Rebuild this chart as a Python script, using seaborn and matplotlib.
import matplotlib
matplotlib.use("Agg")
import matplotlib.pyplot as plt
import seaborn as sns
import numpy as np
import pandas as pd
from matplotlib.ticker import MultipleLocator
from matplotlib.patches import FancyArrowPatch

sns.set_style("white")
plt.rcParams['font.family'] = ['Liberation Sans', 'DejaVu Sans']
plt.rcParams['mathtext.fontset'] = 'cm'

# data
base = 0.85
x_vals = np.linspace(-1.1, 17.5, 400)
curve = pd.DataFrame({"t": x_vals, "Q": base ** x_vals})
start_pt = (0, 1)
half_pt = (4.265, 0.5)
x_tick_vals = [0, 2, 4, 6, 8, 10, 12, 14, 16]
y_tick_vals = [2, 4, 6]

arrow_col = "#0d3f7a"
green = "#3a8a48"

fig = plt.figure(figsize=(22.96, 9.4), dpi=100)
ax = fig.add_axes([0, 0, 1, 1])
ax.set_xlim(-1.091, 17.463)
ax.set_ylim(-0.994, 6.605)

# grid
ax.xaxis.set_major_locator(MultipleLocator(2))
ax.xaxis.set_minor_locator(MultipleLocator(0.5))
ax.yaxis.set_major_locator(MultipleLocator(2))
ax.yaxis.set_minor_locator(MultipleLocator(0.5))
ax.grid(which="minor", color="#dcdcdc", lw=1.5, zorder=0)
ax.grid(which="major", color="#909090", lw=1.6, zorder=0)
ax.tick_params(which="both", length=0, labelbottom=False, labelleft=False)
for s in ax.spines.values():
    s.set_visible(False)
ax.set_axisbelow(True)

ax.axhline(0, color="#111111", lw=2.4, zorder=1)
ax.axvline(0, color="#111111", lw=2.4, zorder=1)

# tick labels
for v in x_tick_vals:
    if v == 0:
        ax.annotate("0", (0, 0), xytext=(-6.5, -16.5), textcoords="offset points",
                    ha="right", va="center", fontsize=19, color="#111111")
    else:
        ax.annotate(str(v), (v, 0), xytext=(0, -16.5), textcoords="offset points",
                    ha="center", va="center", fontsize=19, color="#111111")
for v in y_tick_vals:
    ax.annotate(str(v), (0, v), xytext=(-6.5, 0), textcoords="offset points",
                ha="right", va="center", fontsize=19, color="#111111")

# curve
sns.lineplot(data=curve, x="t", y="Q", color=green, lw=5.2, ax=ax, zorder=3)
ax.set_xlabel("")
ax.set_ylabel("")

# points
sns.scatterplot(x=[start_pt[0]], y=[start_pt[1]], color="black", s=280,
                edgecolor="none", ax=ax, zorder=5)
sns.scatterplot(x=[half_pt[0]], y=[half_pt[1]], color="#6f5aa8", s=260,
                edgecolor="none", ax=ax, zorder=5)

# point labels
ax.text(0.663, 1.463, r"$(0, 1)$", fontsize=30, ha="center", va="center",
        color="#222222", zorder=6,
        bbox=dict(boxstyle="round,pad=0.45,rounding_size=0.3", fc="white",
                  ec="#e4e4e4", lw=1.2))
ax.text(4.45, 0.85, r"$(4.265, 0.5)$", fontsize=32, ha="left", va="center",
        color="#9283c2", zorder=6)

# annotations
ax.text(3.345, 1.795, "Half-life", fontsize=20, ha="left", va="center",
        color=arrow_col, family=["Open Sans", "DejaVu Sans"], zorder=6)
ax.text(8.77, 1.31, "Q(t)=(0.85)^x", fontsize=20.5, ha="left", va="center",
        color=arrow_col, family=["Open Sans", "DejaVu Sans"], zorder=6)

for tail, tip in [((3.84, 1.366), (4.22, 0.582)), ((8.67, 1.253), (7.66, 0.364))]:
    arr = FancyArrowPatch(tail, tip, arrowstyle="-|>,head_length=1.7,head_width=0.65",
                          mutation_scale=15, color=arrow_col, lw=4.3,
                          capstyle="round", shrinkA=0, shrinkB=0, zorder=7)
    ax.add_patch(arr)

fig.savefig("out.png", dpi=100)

» **WHAT NEEDS TO BE DONE**:
Output all of the data again. Match it exactly.

» **EXERCISE RESPONSE**:
Rebuild this chart as a Python script, using seaborn and matplotlib.
import matplotlib
matplotlib.use("Agg")
import matplotlib.pyplot as plt
import seaborn as sns
import numpy as np
import pandas as pd
from matplotlib.ticker import MultipleLocator
from matplotlib.patches import FancyArrowPatch

sns.set_style("white")
plt.rcParams['font.family'] = ['Liberation Sans', 'DejaVu Sans']
plt.rcParams['mathtext.fontset'] = 'cm'

# data
base = 0.85
x_vals = np.linspace(-1.1, 17.5, 400)
curve = pd.DataFrame({"t": x_vals, "Q": base ** x_vals})
start_pt = (0, 1)
half_pt = (4.265, 0.5)
x_tick_vals = [0, 2, 4, 6, 8, 10, 12, 14, 16]
y_tick_vals = [2, 4, 6]

arrow_col = "#0d3f7a"
green = "#3a8a48"

fig = plt.figure(figsize=(22.96, 9.4), dpi=100)
ax = fig.add_axes([0, 0, 1, 1])
ax.set_xlim(-1.091, 17.463)
ax.set_ylim(-0.994, 6.605)

# grid
ax.xaxis.set_major_locator(MultipleLocator(2))
ax.xaxis.set_minor_locator(MultipleLocator(0.5))
ax.yaxis.set_major_locator(MultipleLocator(2))
ax.yaxis.set_minor_locator(MultipleLocator(0.5))
ax.grid(which="minor", color="#dcdcdc", lw=1.5, zorder=0)
ax.grid(which="major", color="#909090", lw=1.6, zorder=0)
ax.tick_params(which="both", length=0, labelbottom=False, labelleft=False)
for s in ax.spines.values():
    s.set_visible(False)
ax.set_axisbelow(True)

ax.axhline(0, color="#111111", lw=2.4, zorder=1)
ax.axvline(0, color="#111111", lw=2.4, zorder=1)

# tick labels
for v in x_tick_vals:
    if v == 0:
        ax.annotate("0", (0, 0), xytext=(-6.5, -16.5), textcoords="offset points",
                    ha="right", va="center", fontsize=19, color="#111111")
    else:
        ax.annotate(str(v), (v, 0), xytext=(0, -16.5), textcoords="offset points",
                    ha="center", va="center", fontsize=19, color="#111111")
for v in y_tick_vals:
    ax.annotate(str(v), (0, v), xytext=(-6.5, 0), textcoords="offset points",
                ha="right", va="center", fontsize=19, color="#111111")

# curve
sns.lineplot(data=curve, x="t", y="Q", color=green, lw=5.2, ax=ax, zorder=3)
ax.set_xlabel("")
ax.set_ylabel("")

# points
sns.scatterplot(x=[start_pt[0]], y=[start_pt[1]], color="black", s=280,
                edgecolor="none", ax=ax, zorder=5)
sns.scatterplot(x=[half_pt[0]], y=[half_pt[1]], color="#6f5aa8", s=260,
                edgecolor="none", ax=ax, zorder=5)

# point labels
ax.text(0.663, 1.463, r"$(0, 1)$", fontsize=30, ha="center", va="center",
        color="#222222", zorder=6,
        bbox=dict(boxstyle="round,pad=0.45,rounding_size=0.3", fc="white",
                  ec="#e4e4e4", lw=1.2))
ax.text(4.45, 0.85, r"$(4.265, 0.5)$", fontsize=32, ha="left", va="center",
        color="#9283c2", zorder=6)

# annotations
ax.text(3.345, 1.795, "Half-life", fontsize=20, ha="left", va="center",
        color=arrow_col, family=["Open Sans", "DejaVu Sans"], zorder=6)
ax.text(8.77, 1.31, "Q(t)=(0.85)^x", fontsize=20.5, ha="left", va="center",
        color=arrow_col, family=["Open Sans", "DejaVu Sans"], zorder=6)

for tail, tip in [((3.84, 1.366), (4.22, 0.582)), ((8.67, 1.253), (7.66, 0.364))]:
    arr = FancyArrowPatch(tail, tip, arrowstyle="-|>,head_length=1.7,head_width=0.65",
                          mutation_scale=15, color=arrow_col, lw=4.3,
                          capstyle="round", shrinkA=0, shrinkB=0, zorder=7)
    ax.add_patch(arr)

fig.savefig("out.png", dpi=100)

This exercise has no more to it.